_Given request_: Give an exact transcription of every line, dropping the images.

-- begin --

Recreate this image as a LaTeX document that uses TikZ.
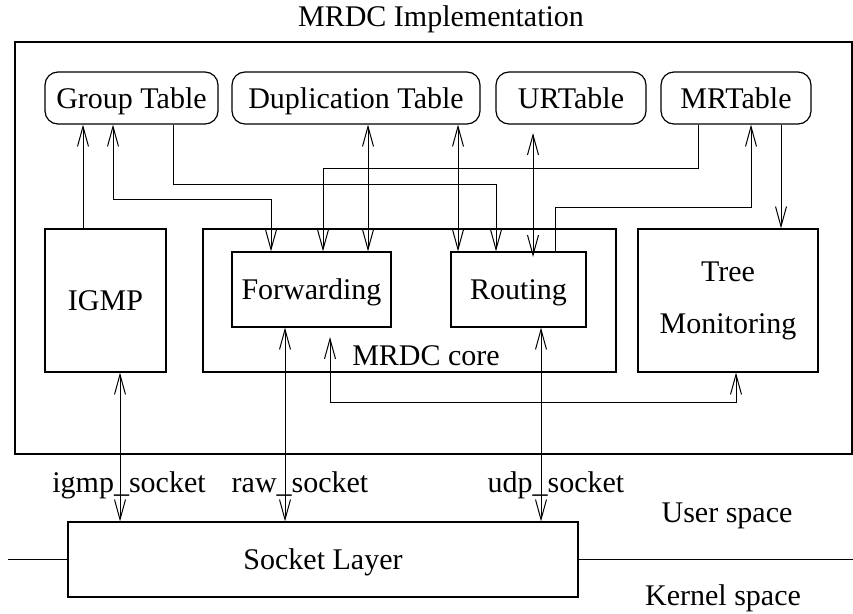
\documentclass[tikz,border=0pt]{standalone}
\usepackage{fontspec}
\setmainfont{Liberation Serif}
\usetikzlibrary{arrows.meta}
\begin{document}
\begin{tikzpicture}[x=1pt,y=-1pt,
  font=\fontsize{30}{36}\selectfont,
  >={Straight Barb[length=20pt,width=11pt]},
  blk/.style={draw, inner sep=0pt, line width=1.2pt},
  one/.style={text height=20pt, text depth=0pt},
  tbl/.style={blk, one, rounded corners=13pt, minimum height=52pt},
  conn/.style={line width=1pt},
  lbl/.style={anchor=base, inner sep=0pt}]
\useasboundingbox (0,0) rectangle (853,613);

% outer frame and title
\node[blk, minimum width=837pt, minimum height=412pt] (outer) at (433.5,248) {};
\node[lbl] (title) at (441,27) {MRDC Implementation};

% tables
\node[tbl, minimum width=173pt] (gt) at (131.5,98) {Group Table};
\node[tbl, minimum width=248pt] (dt) at (356,98) {Duplication Table};
\node[tbl, minimum width=150pt] (ur) at (571,98) {URTable};
\node[tbl, minimum width=150pt] (mr) at (736,98) {MRTable};

% middle blocks
\node[blk, one, minimum width=121pt, minimum height=143pt] (igmp) at (105.5,300.5) {IGMP};
\node[blk, minimum width=413pt, minimum height=143pt] (core) at (409.5,300.5) {};
\node[blk, one, minimum width=159pt, minimum height=75pt] (fwd) at (311.5,289.5) {Forwarding};
\node[blk, one, minimum width=135pt, minimum height=75pt] (rt) at (518.5,289.5) {Routing};
\node[blk, minimum width=180pt, minimum height=143pt, align=center,
      font=\fontsize{30}{52}\selectfont] (tm) at (728,300.5) {Tree\\Monitoring};
\node[lbl] (corelbl) at (426,365) {MRDC core};

% socket layer
\node[blk, one, minimum width=510pt, minimum height=75pt] (sock) at (323,559.5) {Socket Layer};
\coordinate (kl) at (8,559.5);
\coordinate (kr) at (853,559.5);
\draw[conn] (kl) -- (sock.west);
\draw[conn] (sock.east) -- (kr);

\node[lbl] (us) at (727,522) {User space};
\node[lbl] (ks) at (723,605) {Kernel space};

\node[lbl] (l1) at (129,492) {igmp\_socket};
\node[lbl] (l2) at (300,492) {raw\_socket};
\node[lbl] (l3) at (556,492) {udp\_socket};

% connectors among tables and blocks
\draw[conn,->] (83,0 |- igmp.north) -- (83,0 |- gt.south);
\draw[conn,<->] (113,0 |- gt.south) -- (113,199) -| (271,0 |- fwd.north);
\draw[conn,->] (173,0 |- gt.south) -- (173,184) -| (496,0 |- rt.north);
\draw[conn,->] (698,0 |- mr.south) -- (698,168) -| (323,0 |- fwd.north);
\draw[conn,<->] (368,0 |- dt.south) -- (368,0 |- fwd.north);
\draw[conn,<->] (458,0 |- dt.south) -- (458,0 |- rt.north);
\coordinate (urb) at (533,133);
\coordinate (rtt) at (533,257);
\draw[conn,<->] (urb) -- (rtt);
\draw[conn,->] (555,0 |- rt.north) -- (555,207) -| (751,0 |- mr.south);
\draw[conn,->] (781,0 |- mr.south) -- (781,0 |- tm.north);

% connectors to socket layer
\draw[conn,<->] (120,0 |- igmp.south) -- (120,0 |- sock.north);
\draw[conn,<->] (285,0 |- fwd.south) -- (285,0 |- sock.north);
\draw[conn,<->] (541,0 |- rt.south) -- (541,0 |- sock.north);

% forwarding <-> tree monitoring
\coordinate (fm) at (330,337);
\draw[conn,<->] (fm) -- (330,402) -| (736,0 |- tm.south);
\end{tikzpicture}
\end{document}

-- end --

_Reply_:
Recreate this image as a LaTeX document that uses TikZ.
\documentclass[tikz,border=0pt]{standalone}
\usepackage{fontspec}
\setmainfont{Liberation Serif}
\usetikzlibrary{arrows.meta}
\begin{document}
\begin{tikzpicture}[x=1pt,y=-1pt,
  font=\fontsize{30}{36}\selectfont,
  >={Straight Barb[length=20pt,width=11pt]},
  blk/.style={draw, inner sep=0pt, line width=1.2pt},
  one/.style={text height=20pt, text depth=0pt},
  tbl/.style={blk, one, rounded corners=13pt, minimum height=52pt},
  conn/.style={line width=1pt},
  lbl/.style={anchor=base, inner sep=0pt}]
\useasboundingbox (0,0) rectangle (853,613);

% outer frame and title
\node[blk, minimum width=837pt, minimum height=412pt] (outer) at (433.5,248) {};
\node[lbl] (title) at (441,27) {MRDC Implementation};

% tables
\node[tbl, minimum width=173pt] (gt) at (131.5,98) {Group Table};
\node[tbl, minimum width=248pt] (dt) at (356,98) {Duplication Table};
\node[tbl, minimum width=150pt] (ur) at (571,98) {URTable};
\node[tbl, minimum width=150pt] (mr) at (736,98) {MRTable};

% middle blocks
\node[blk, one, minimum width=121pt, minimum height=143pt] (igmp) at (105.5,300.5) {IGMP};
\node[blk, minimum width=413pt, minimum height=143pt] (core) at (409.5,300.5) {};
\node[blk, one, minimum width=159pt, minimum height=75pt] (fwd) at (311.5,289.5) {Forwarding};
\node[blk, one, minimum width=135pt, minimum height=75pt] (rt) at (518.5,289.5) {Routing};
\node[blk, minimum width=180pt, minimum height=143pt, align=center,
      font=\fontsize{30}{52}\selectfont] (tm) at (728,300.5) {Tree\\Monitoring};
\node[lbl] (corelbl) at (426,365) {MRDC core};

% socket layer
\node[blk, one, minimum width=510pt, minimum height=75pt] (sock) at (323,559.5) {Socket Layer};
\coordinate (kl) at (8,559.5);
\coordinate (kr) at (853,559.5);
\draw[conn] (kl) -- (sock.west);
\draw[conn] (sock.east) -- (kr);

\node[lbl] (us) at (727,522) {User space};
\node[lbl] (ks) at (723,605) {Kernel space};

\node[lbl] (l1) at (129,492) {igmp\_socket};
\node[lbl] (l2) at (300,492) {raw\_socket};
\node[lbl] (l3) at (556,492) {udp\_socket};

% connectors among tables and blocks
\draw[conn,->] (83,0 |- igmp.north) -- (83,0 |- gt.south);
\draw[conn,<->] (113,0 |- gt.south) -- (113,199) -| (271,0 |- fwd.north);
\draw[conn,->] (173,0 |- gt.south) -- (173,184) -| (496,0 |- rt.north);
\draw[conn,->] (698,0 |- mr.south) -- (698,168) -| (323,0 |- fwd.north);
\draw[conn,<->] (368,0 |- dt.south) -- (368,0 |- fwd.north);
\draw[conn,<->] (458,0 |- dt.south) -- (458,0 |- rt.north);
\coordinate (urb) at (533,133);
\coordinate (rtt) at (533,257);
\draw[conn,<->] (urb) -- (rtt);
\draw[conn,->] (555,0 |- rt.north) -- (555,207) -| (751,0 |- mr.south);
\draw[conn,->] (781,0 |- mr.south) -- (781,0 |- tm.north);

% connectors to socket layer
\draw[conn,<->] (120,0 |- igmp.south) -- (120,0 |- sock.north);
\draw[conn,<->] (285,0 |- fwd.south) -- (285,0 |- sock.north);
\draw[conn,<->] (541,0 |- rt.south) -- (541,0 |- sock.north);

% forwarding <-> tree monitoring
\coordinate (fm) at (330,337);
\draw[conn,<->] (fm) -- (330,402) -| (736,0 |- tm.south);
\end{tikzpicture}
\end{document}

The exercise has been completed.